The days leading up to this Sunday's Christmas Bird Count at Presqu'ile Provincial Park have been surprisingly productive of interesting birds, especially considering the extreme cold that persisted for three days and froze much of Presqu'ile Bay. Birders were not deterred from getting out every day of the past week.

A high count of 420 MUTE SWANS on December 11 was typical of recent winters. On the same day there were 31 TUNDRA SWANS and 2 TRUMPETER SWANS. A few of the former remained on several subsequent days. A male CANVASBACK was at the lighthouse on December 15. Two HARLEQUIN DUCKS have been seen repeatedly, including today, off the west end of Gull Island, and a third bird of that species was farther out in that area on December 12. A female BLACK SCOTER, perhaps the same one seen farther west in the middle of last week, was near the lighthouse on Friday, Saturday, and Sunday and might still be in the area. With the exception of one day when he was out of town, the birder who has been monitoring the male BARROW'S GOLDENEYE from his lakeside window near the lighthouse (without even opening a door!) has seen it every day for the past nine.
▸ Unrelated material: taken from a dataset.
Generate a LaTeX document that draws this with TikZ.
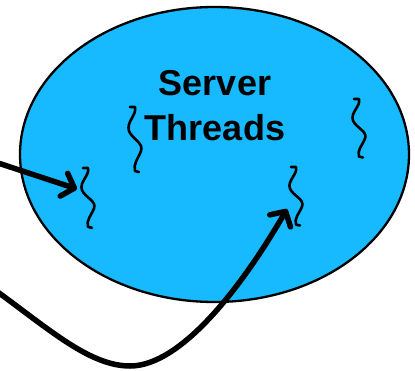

Three female HOODED MERGANSERS were in Presqu'ile Bay before being frozen out.

On three of the last four days, BALD EAGLES (at least two different-plumaged birds) have been seen. A ROUGH-LEGGED HAWK today, undoubtedly a migrant passing through, was getting late for that species, but the GOLDEN EAGLE on December 14 was two weeks later than the previous late date (as well as being rare at Presqu'ile). A PEREGRINE FALCON buzzing the ducks and gulls in Presqu'ile Bay on December 11 was also quite late. Like one that was in that area four weeks earlier, this bird was exceptionally dark.
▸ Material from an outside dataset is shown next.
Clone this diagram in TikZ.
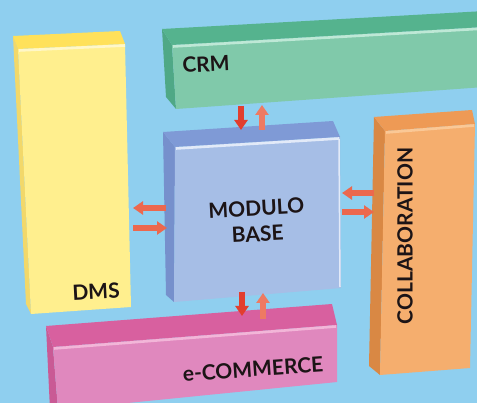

On two different days, a local birder saw five RUFFED GROUSE. Another of that species sat in an ash tree checking out a bird feeder. Three AMERICAN COOTS were still around on December 11, but were likely frozen out after that. PURPLE SANDPIPERS and a DUNLIN were still present today, the first day of the "count period" surrounding the Christmas Bird Count (CBC). BONAPARTE'S GULLS have not been seen since December 12, the same day as two ICELAND GULLS. Although the possibility is remote indeed, birders participating in the CBC live in hope that an IVORY GULL might show up, as it has done on two previous CBC's at Presqu'ile. There have been a few sightings of BARRED OWLS, but no more than in a normal winter.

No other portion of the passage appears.